I was thinking wrecks in high current, where you could be hugely boned if you got blown off the wreck with a deco obligation and the tanks were hanging off a boat that you couldn't get to.

I guess if your deco tanks are at the mouth of the cave and you can't get to them, you've got bigger problems than being bent. :cool:

Terry
 
Web Monkey:
Sorry, I don't do caves.

I was thinking wrecks in high current, where you could be hugely boned if you got blown off the wreck with a deco obligation and the tanks were hanging off a boat that you couldn't get to.

I agree. On wrecks, my bottles stay with me.

I guess if your deco tanks are at the mouth of the cave and you can't get to them, you've got bigger problems than being bent. :cool:

Terry

True, but in caves stage diving involves more penetration more so than deco. The stage bottles are dropped along the way.

Breathe the stage down 1/3, clip it off, go to back gas. Turn dive on 1/3s, head back to stage bottle, pick up and switch back, head to entrance/exit to deco bottles.

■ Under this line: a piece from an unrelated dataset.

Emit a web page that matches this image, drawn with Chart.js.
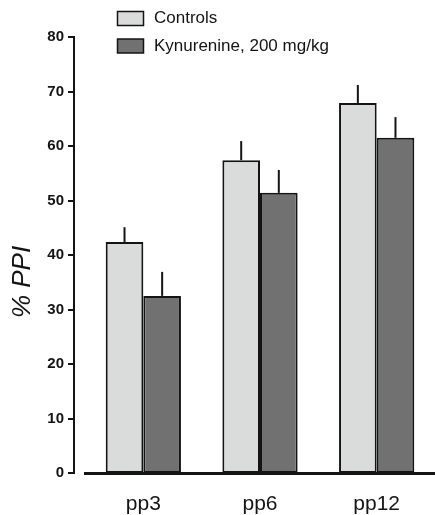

So finding your bottle can even be a problem if you leave it charged and it drained because you still have a ways to go before you get to your deco bottle!
 
Web Monkey:
Although "on or off" is important, it's also important to be able to get to the gas.

By "drop" I assume you mean hang it off the boat, or leave it somewhere you can find it, however if conditions change or you lose the boat, you could easily find yourself with a deco obligation and no gas to handle it with.

Although YMMV, if I'm not carrying it, I don't count on it.

Terry

Terry I think the OP is refering to stage bottles not deco gas bottles......I don't do caves.....so my 'deco' bottles go were I go no matter!